The 250 vocational schools and community colleges run by the vocational education committees, for which the IVEA is an umbrella body, should also have the right to discipline students who bully other members of the school community, even when not at school. In addition, the proposed rules would require schools to:
*Survey students regularly to find out levels of bullying and, as much as possible, those most affected;
*Organise safe internet awareness days or similar events;
*Oblige students or staff to notify the school if they come across cyberbullying on, for example, Facebook or other sites;
*Remind teachers about keeping their Facebook, Twitter, or other social media accounts private and avoiding direct connection with students online;
*Provide information for parents to help them understand cyberbullying, but also seek parents’ views on bullying in the school;
*Address cyberbullying in social, personal and health education (SPHE) and in relationships and sexuality education (RSE);
*Include specific reference to cyberbullying in acceptable use policies for school internet use.
The final guidance will be issued by IVEA soon, and comes as Ruairi Quinn, the education minister, prepares to publish a major action plan on bullying tomorrow.

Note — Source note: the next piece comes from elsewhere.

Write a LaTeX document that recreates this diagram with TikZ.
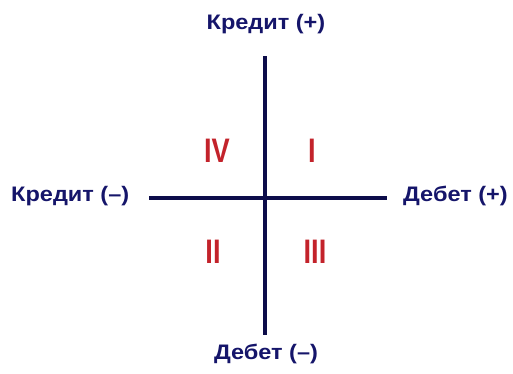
\documentclass[tikz,border=0pt]{standalone}
\usepackage{fontspec}
\setmainfont{Liberation Sans}
\definecolor{navy}{HTML}{15156A}
\definecolor{axisc}{HTML}{0D0D4A}
\definecolor{romred}{HTML}{C3232B}
\tikzset{
  axislbl/.style={font=\fontsize{21}{23}\selectfont\bfseries, text=navy, inner sep=0pt, xscale=1.12},
  roman/.style={font=\fontsize{34}{36}\selectfont\bfseries, text=romred, inner sep=0pt, xscale=0.8},
  axisline/.style={draw=axisc, line width=3.2pt}
}
\begin{document}
\begin{tikzpicture}[x=1pt,y=-1pt]
\useasboundingbox (0,0) rectangle (513,373);
\node[axislbl] (ktop) at (266,24) {Кредит (+)};
\node[axislbl] (dbot) at (266,354) {Дебет (–)};
\node[axislbl, anchor=west] (kleft) at (11,196) {Кредит (–)};
\node[axislbl, anchor=east] (dright) at (508,196) {Дебет (+)};
\coordinate (t) at (265,56);
\coordinate (b) at (265,335);
\coordinate (l) at (149,198);
\coordinate (r) at (387,198);
\draw[axisline] (t) -- (b);
\draw[axisline] (l) -- (r);
\node[roman] (q4) at (217,151) {IV};
\node[roman] (q1) at (312,151) {I};
\node[roman] (q2) at (213,252) {II};
\node[roman] (q3) at (315,252) {III};
\end{tikzpicture}
\end{document}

It will have a major focus on cyberbullying, with a website being set up to inform parents about the issues and schools expected to keep better records of all bullying incidents.
The IVEA is to recommend that schools set aside at least one staff session a year to updating their capacity to deal with the evolving issues.
VEC schools will be asked to have specific rules for dealing with complaints. Students should be reminded of the possible consequences, including the possibility of conviction under law covering harassment.
As well as recommending sanctions proportionate to the seriousness of the offence, including an assessment of the impact on the victim, VEC schools will be told to ensure victims get appropriate support even if the cyberbullying is done by non-students of the school.
Fianna Fáil education spokesman Charlie McConalogue told Mr Quinn yesterday that the ability of schools to deal with issues affecting young people has been inhibited by staffing cuts that have seen one-to-one work by guidance counsellors halved.